This month’s letter comes from Rev’d Anne Futcher.
We’re now well into the season of nativity plays. And every time I watch one, I’m taken back to my son’s first ever public performance. His playgroup was staging a nativity tableau. James was desperate to be the drummer boy. We awaited the casting decision anxiously. The news wasn’t good. He’d been cast as Joseph.
The day arrived. James came on stage looking solemn. Clearly he was taking his paternal responsibilities to heart. Mary looked depressed. The little boy playing the donkey was insistent in placing his orange felt carrot inside the crib. Maybe he meant it as his gift for the baby. But James was equally insistent in removing it. We watched, helpless with laughter and tears, as the carrot went in and out of the crib – over and over again.
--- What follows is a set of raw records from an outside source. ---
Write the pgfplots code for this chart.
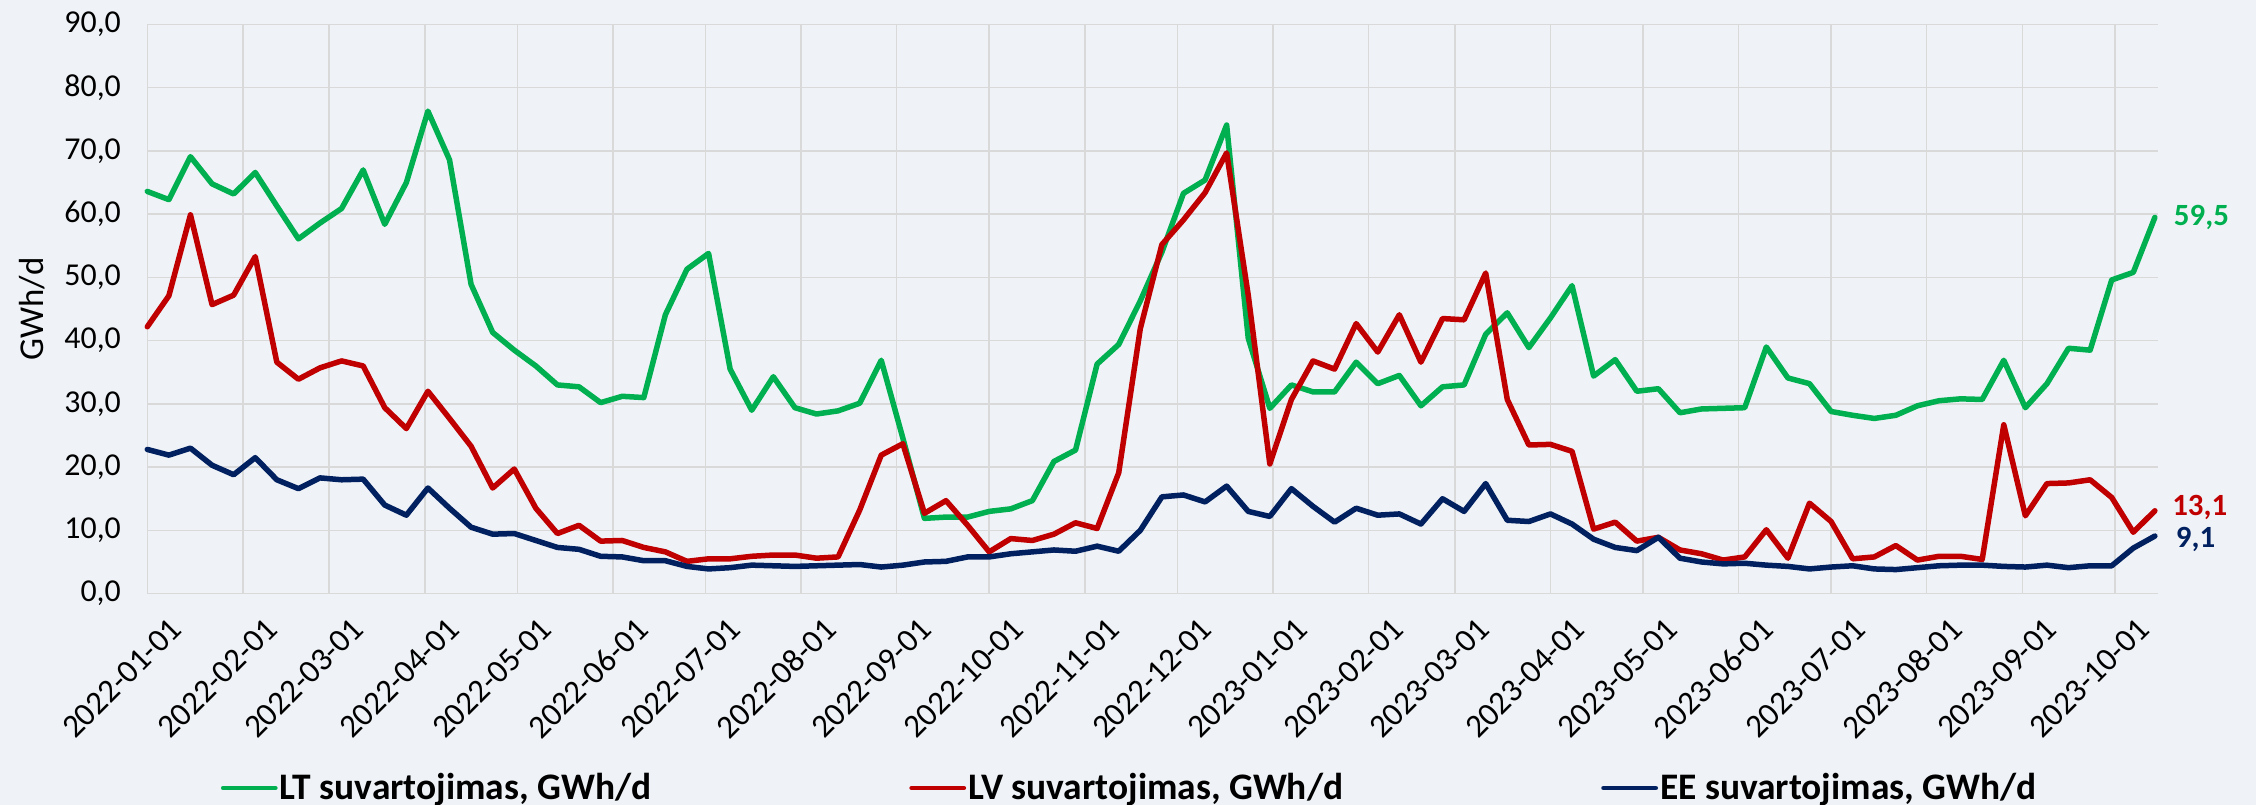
\documentclass[border=0pt]{standalone}
\usepackage{fontspec}
\setmainfont{Carlito}
\usepackage{pgfplots}
\pgfplotsset{compat=1.18}
\usepackage{pgfplotstable}
\definecolor{bg}{HTML}{EFF3F7}
\definecolor{ltg}{HTML}{00B050}
\definecolor{lvr}{HTML}{C00000}
\definecolor{een}{HTML}{002060}
\definecolor{gridc}{HTML}{D9D9D9}

\pgfplotstableread{
x lt lv ee
0 63.6 42.2 22.8
7 62.3 47.1 21.9
14 69.1 59.9 23.0
21 64.8 45.7 20.3
28 63.2 47.2 18.8
35 66.6 53.3 21.5
42 61.3 36.6 18.0
49 56.1 33.9 16.6
56 58.6 35.7 18.3
63 60.9 36.8 18.0
70 67.0 36.0 18.1
77 58.4 29.4 14.0
84 65.0 26.1 12.4
91 76.3 32.0 16.7
98 68.6 27.7 13.5
105 48.9 23.3 10.5
112 41.3 16.7 9.4
119 38.5 19.7 9.5
126 36.0 13.5 8.4
133 33.0 9.5 7.3
140 32.7 10.8 7.0
147 30.2 8.3 5.9
154 31.2 8.4 5.8
161 31.0 7.3 5.2
168 44.1 6.6 5.2
175 51.3 5.1 4.3
182 53.8 5.5 3.9
189 35.5 5.5 4.1
196 29.0 5.9 4.5
203 34.3 6.1 4.4
210 29.4 6.1 4.3
217 28.4 5.6 4.4
224 28.9 5.8 4.5
231 30.1 13.2 4.6
238 36.9 21.9 4.2
245 24.6 23.7 4.5
252 11.9 12.7 5.0
259 12.1 14.7 5.1
266 12.1 10.8 5.8
273 13.0 6.6 5.8
280 13.4 8.7 6.3
287 14.7 8.4 6.6
294 20.9 9.4 6.9
301 22.7 11.2 6.7
308 36.3 10.3 7.5
315 39.4 19.1 6.7
322 46.3 41.9 10.0
329 54.0 55.2 15.3
336 63.3 59.1 15.6
343 65.4 63.4 14.5
350 74.1 69.7 17.0
357 40.4 47.2 13.0
364 29.3 20.5 12.2
371 33.0 30.7 16.6
378 31.9 36.8 13.8
385 31.9 35.5 11.3
392 36.6 42.7 13.5
399 33.2 38.2 12.4
406 34.5 44.1 12.6
413 29.7 36.6 11.0
420 32.7 43.5 15.0
427 33.0 43.3 13.0
434 41.0 50.7 17.4
441 44.4 30.7 11.6
448 38.9 23.5 11.4
455 43.6 23.6 12.6
462 48.7 22.5 11.0
469 34.4 10.2 8.6
476 37.0 11.3 7.3
483 32.0 8.3 6.8
490 32.4 8.9 8.9
497 28.6 6.9 5.6
504 29.2 6.3 5.0
511 29.3 5.3 4.7
518 29.4 5.8 4.8
525 39.0 10.1 4.5
532 34.1 5.6 4.3
539 33.2 14.3 3.9
546 28.8 11.4 4.2
553 28.2 5.5 4.4
560 27.7 5.8 3.9
567 28.2 7.6 3.8
574 29.7 5.3 4.1
581 30.5 5.9 4.4
588 30.8 5.9 4.5
595 30.7 5.4 4.5
602 36.9 26.7 4.3
609 29.4 12.3 4.2
616 33.2 17.4 4.5
623 38.8 17.5 4.1
630 38.5 18.0 4.4
637 49.6 15.2 4.4
644 50.8 9.7 7.2
651 59.5 13.1 9.1
}\datatable

\begin{document}
\begin{tikzpicture}
\path[fill=bg, use as bounding box] (-73.65bp,-105.7bp) rectangle (1054.35bp,296.8bp);
\begin{axis}[
  at={(0,0)}, anchor=south west,
  scale only axis, width=1005.35bp, height=284.55bp,
  xmin=0, xmax=652, ymin=0, ymax=90,
  clip=false,
  xtick={0,31,59,90,120,151,181,212,243,273,304,334,365,396,424,455,485,516,546,577,608,638},
  xticklabels={2022-01-01,2022-02-01,2022-03-01,2022-04-01,2022-05-01,2022-06-01,2022-07-01,2022-08-01,2022-09-01,2022-10-01,2022-11-01,2022-12-01,2023-01-01,2023-02-01,2023-03-01,2023-04-01,2023-05-01,2023-06-01,2023-07-01,2023-08-01,2023-09-01,2023-10-01},
  ytick={0,10,...,90},
  grid=major,
  major grid style={draw=gridc, line width=0.75bp},
  axis line style={draw=none},
  tick style={draw=none},
  /pgf/number format/use comma,
  /pgf/number format/fixed,
  /pgf/number format/fixed zerofill,
  /pgf/number format/precision=1,
  /pgf/number format/assume math mode=true,
  yticklabel style={font=\fontsize{16}{19}\selectfont, xshift=-9.7bp},
  xticklabel style={font=\fontsize{16.5}{19}\selectfont, rotate=45, anchor=north east, xshift=3bp, yshift=-12bp},
  ylabel={GWh/d},
  ylabel style={font=\fontsize{17.5}{20}\selectfont, at={(axis description cs:-0.0573,0.5)}, anchor=center},
  legend columns=3,
  legend style={at={(axis description cs:0.0364,-0.3416)}, anchor=west, draw=none, fill=none, inner sep=0pt,
    font=\bfseries\fontsize{18.8}{22}\selectfont,
    nodes={inner xsep=1bp, inner ysep=0bp},
    /tikz/every even column/.append style={column sep=128bp}},
  legend cell align=left,
  legend image code/.code={\draw[#1, line width=2.4bp, line cap=round] (0bp,0bp) -- (26bp,0bp);},
  every axis plot/.append style={line width=2.75bp, line join=round, line cap=round},
]
\addplot[ltg] table[x=x, y=lt] {\datatable};
\addlegendentry{LT suvartojimas, GWh/d}
\addplot[lvr] table[x=x, y=lv] {\datatable};
\addlegendentry{LV suvartojimas, GWh/d}
\addplot[een] table[x=x, y=ee] {\datatable};
\addlegendentry{EE suvartojimas, GWh/d}
\node[anchor=west, inner sep=0pt, text=ltg, font=\bfseries\fontsize{15.5}{18}\selectfont, xshift=9.35bp] at (axis cs:651,59.5) {59,5};
\node[anchor=west, inner sep=0pt, text=lvr, font=\bfseries\fontsize{15.5}{18}\selectfont, xshift=8.5bp, yshift=1.9bp] at (axis cs:651,13.1) {13,1};
\node[anchor=west, inner sep=0pt, text=een, font=\bfseries\fontsize{15.5}{18}\selectfont, xshift=10.3bp, yshift=-1.8bp] at (axis cs:651,9.1) {9,1};
\end{axis}
\end{tikzpicture}
\end{document}
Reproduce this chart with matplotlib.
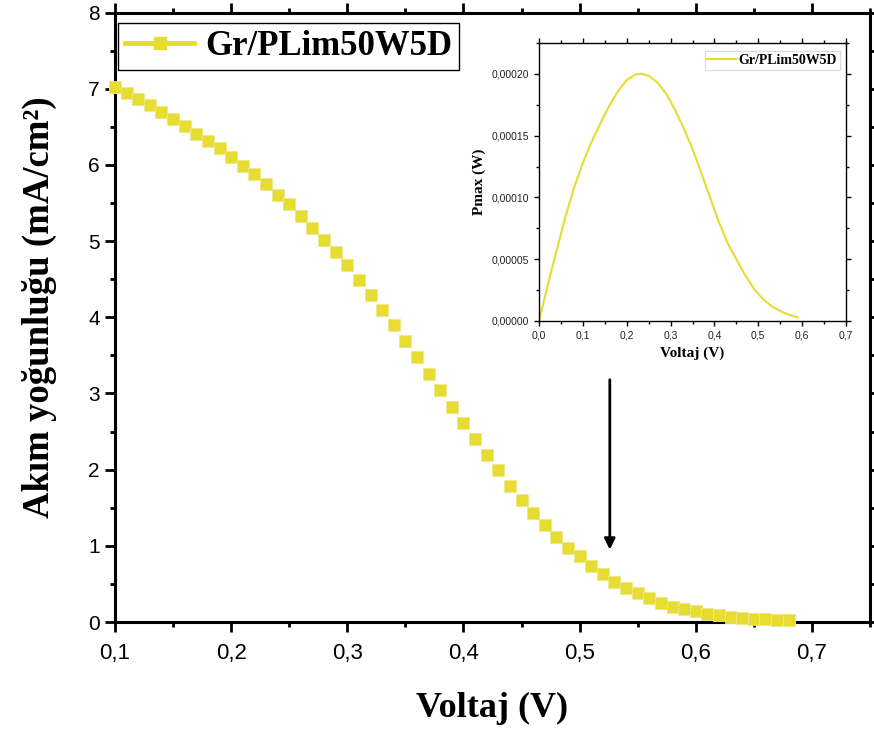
import matplotlib
matplotlib.use("Agg")
import matplotlib.pyplot as plt
from matplotlib.lines import Line2D
from matplotlib.ticker import MultipleLocator, FuncFormatter

# J-V data (current density, mA/cm^2)
voltage = [0.10, 0.11, 0.12, 0.13, 0.14, 0.15, 0.16, 0.17, 0.18, 0.19,
           0.20, 0.21, 0.22, 0.23, 0.24, 0.25, 0.26, 0.27, 0.28, 0.29,
           0.30, 0.31, 0.32, 0.33, 0.34, 0.35, 0.36, 0.37, 0.38, 0.39,
           0.40, 0.41, 0.42, 0.43, 0.44, 0.45, 0.46, 0.47, 0.48, 0.49,
           0.50, 0.51, 0.52, 0.53, 0.54, 0.55, 0.56, 0.57, 0.58, 0.59,
           0.60, 0.61, 0.62, 0.63, 0.64, 0.65, 0.66, 0.67, 0.68]
current = [7.02, 6.94, 6.86, 6.78, 6.69, 6.60, 6.51, 6.41, 6.31, 6.22,
           6.10, 5.99, 5.88, 5.75, 5.61, 5.48, 5.33, 5.17, 5.01, 4.85,
           4.68, 4.49, 4.29, 4.10, 3.90, 3.69, 3.48, 3.26, 3.05, 2.82,
           2.61, 2.40, 2.19, 1.99, 1.79, 1.60, 1.43, 1.27, 1.11, 0.97,
           0.86, 0.74, 0.63, 0.53, 0.45, 0.38, 0.31, 0.25, 0.20, 0.17,
           0.14, 0.11, 0.09, 0.07, 0.05, 0.04, 0.035, 0.03, 0.02]

# P-V data for the inset (W)
p_voltage = [0.00, 0.02, 0.04, 0.06, 0.08, 0.10, 0.12, 0.14, 0.16, 0.18,
             0.20, 0.22, 0.235, 0.25, 0.27, 0.29, 0.31, 0.33, 0.35, 0.37,
             0.39, 0.41, 0.43, 0.45, 0.47, 0.49, 0.51, 0.53, 0.55, 0.57, 0.59]
power = [0.0, 2.9e-5, 5.7e-5, 8.4e-5, 1.08e-4, 1.28e-4, 1.45e-4, 1.60e-4, 1.74e-4, 1.86e-4,
         1.95e-4, 1.995e-4, 2.0e-4, 1.985e-4, 1.93e-4, 1.84e-4, 1.71e-4, 1.56e-4, 1.39e-4, 1.20e-4,
         1.00e-4, 8.0e-5, 6.3e-5, 5.0e-5, 3.7e-5, 2.6e-5, 1.8e-5, 1.2e-5, 8.0e-6, 5.0e-6, 3.0e-6]

series_label = "Gr/PLim50W5D"
arrow_v = 0.526
arrow_from, arrow_to = 3.18, 0.95

yellow = "#E6DC32"
serif = ["Liberation Serif", "DejaVu Serif"]
sans = ["Liberation Sans", "DejaVu Sans"]

fig = plt.figure(figsize=(8.74, 7.31), dpi=100)
ax = fig.add_axes([0.1316, 0.1491, 0.8638, 0.8338])

ax.plot(voltage, current, linestyle="none", marker="s", markersize=9,
        markerfacecolor=yellow, markeredgecolor="#EEE88A", markeredgewidth=0.6,
        clip_on=False, zorder=3)

ax.set_xlim(0.1, 0.75)
ax.set_ylim(0, 8)
ax.xaxis.set_major_locator(MultipleLocator(0.1))
ax.xaxis.set_minor_locator(MultipleLocator(0.05))
ax.yaxis.set_major_locator(MultipleLocator(1))
ax.yaxis.set_minor_locator(MultipleLocator(0.5))
ax.xaxis.set_major_formatter(FuncFormatter(lambda v, p: f"{v:.1f}".replace(".", ",")))
ax.yaxis.set_major_formatter(FuncFormatter(lambda v, p: f"{v:.0f}"))

for s in ax.spines.values():
    s.set_linewidth(2.2)
ax.tick_params(which="both", direction="out", top=True, right=True, width=2.0)
ax.tick_params(which="major", length=7)
ax.tick_params(which="minor", length=3.5)
ax.tick_params(axis="x", which="major", pad=8, labelsize=16)
ax.tick_params(axis="y", which="major", pad=4, labelsize=15)
for t in ax.get_xticklabels() + ax.get_yticklabels():
    t.set_family(sans)

ax.set_xlabel("Voltaj (V)", family=serif, fontweight="bold", fontsize=26, labelpad=20)
ax.set_ylabel("Akım yoğunluğu (mA/cm²)", family=serif, fontweight="bold",
              fontsize=26.5)
ax.yaxis.set_label_coords(-0.077, 0.517)

handle = Line2D([], [], color=yellow, lw=3.5, marker="s", markersize=9,
                markerfacecolor=yellow, markeredgecolor=yellow)
leg = ax.legend([handle], [series_label], loc="upper left",
                bbox_to_anchor=(0.004, 0.983), borderaxespad=0, borderpad=0.2,
                handlelength=2.0, handletextpad=0.3, fancybox=False,
                edgecolor="black", framealpha=1,
                prop={"family": serif, "weight": "bold", "size": 25})
leg.get_frame().set_linewidth(1.0)

ax.annotate("", xy=(arrow_v, arrow_to), xytext=(arrow_v, arrow_from),
            arrowprops=dict(arrowstyle="-|>", color="black", lw=2,
                            mutation_scale=16, shrinkA=0, shrinkB=0))

# inset: power curve
ins = fig.add_axes([0.6167, 0.5609, 0.3513, 0.3803])
ins.plot(p_voltage, power, color=yellow, lw=1.5, label=series_label)
ins.set_xlim(0, 0.7)
ins.set_ylim(0, 0.000225)
ins.xaxis.set_major_locator(MultipleLocator(0.1))
ins.xaxis.set_minor_locator(MultipleLocator(0.05))
ins.yaxis.set_major_locator(MultipleLocator(0.00005))
ins.yaxis.set_minor_locator(MultipleLocator(0.000025))
ins.xaxis.set_major_formatter(FuncFormatter(lambda v, p: f"{v:.1f}".replace(".", ",")))
ins.yaxis.set_major_formatter(FuncFormatter(lambda v, p: f"{v:.5f}".replace(".", ",")))
for s in ins.spines.values():
    s.set_linewidth(1.0)
ins.tick_params(which="both", direction="out", width=1.0, labelsize=7.5,
                labelcolor="#222222")
ins.tick_params(which="major", length=3.5)
ins.tick_params(which="minor", length=2)
ins.tick_params(which="both", top=True, right=True)
for t in ins.get_xticklabels() + ins.get_yticklabels():
    t.set_family(sans)
ins.set_xlabel("Voltaj (V)", family=serif, fontweight="bold", fontsize=11, labelpad=4)
ins.set_ylabel("Pmax (W)", family=serif, fontweight="bold", fontsize=11, labelpad=4)
ileg = ins.legend(loc="upper right", bbox_to_anchor=(0.98, 0.97), borderaxespad=0,
                  borderpad=0.2, handlelength=2.1, handletextpad=0.15,
                  fancybox=False, edgecolor="0.85", framealpha=1,
                  prop={"family": serif, "weight": "bold", "size": 10})
ileg.get_frame().set_linewidth(0.8)

fig.savefig("out.png", dpi=100)
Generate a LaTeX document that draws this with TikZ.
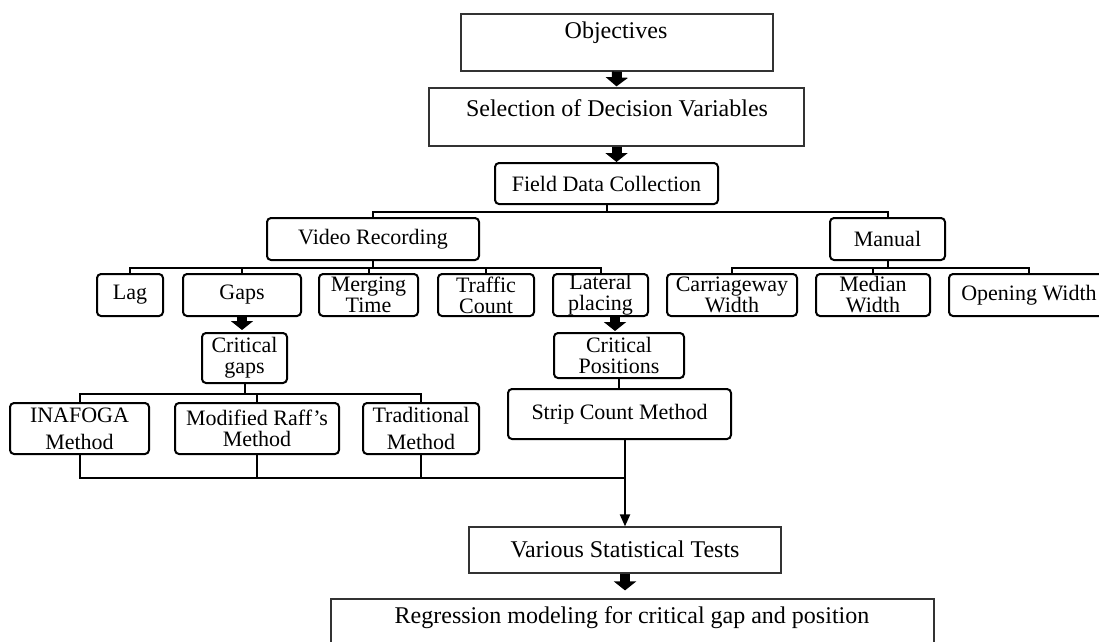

That nativity is a cherished part of our family story.
Back in August, nearly thirty years later and newly married, James visited Rwanda with his wife, Katie. On their return, James and Katie presented us with a beautiful set of crib figures, made by a wood carver in Kigali. There are shepherds wearing traditional robes. There are the three kings each bearing a differently shaped casket. Mary in local headdress, smiles serenely. A bareheaded Joseph looks suitably solemn. And there is baby Jesus in his crib. He’s attended, not by an insistent donkey brandishing a felt carrot, but by a sheep and a long-horned cow.
I learned that this long-horned cow, called an inyambo, is considered by Rwandans to be very special indeed. Under the traditional Rwandan monarchy, inyambo were bred specifically for ceremonial purposes and sent to the king’s palace. There they were trained to listen, and to move, to traditional songs. Bedecked with jewels, they’d then take part in elaborate parades to honour the king.
By including the inyambo among his crib figures, the Rwandan woodcarver was welcoming and honouring baby Jesus in the best way he could. And by embellishing the Christmas story with local detail, he made it his own.
Each time we retell the nativity we make it our own too. It’s no longer a story about an insignificant family in an insignificant village long ago. It becomes a story that transcends time and place: It’s James’ story. It’s his and Katie’s story. It’s the woodcarver’s story. It’s yours and it’s mine.
And above all, it’s God’s story. It’s the story of the God who chooses to come to us, as vulnerable as a baby, across time and place. He comes to us in Palestine and Rwanda and England, in the first century and the twenty-first. Over and over again, God overflows into our lives and our stories with love.
This Christmas, like that boy with his felt carrot; like the woodcarver with his inyambo, let us welcome him and honour him in the best way we can.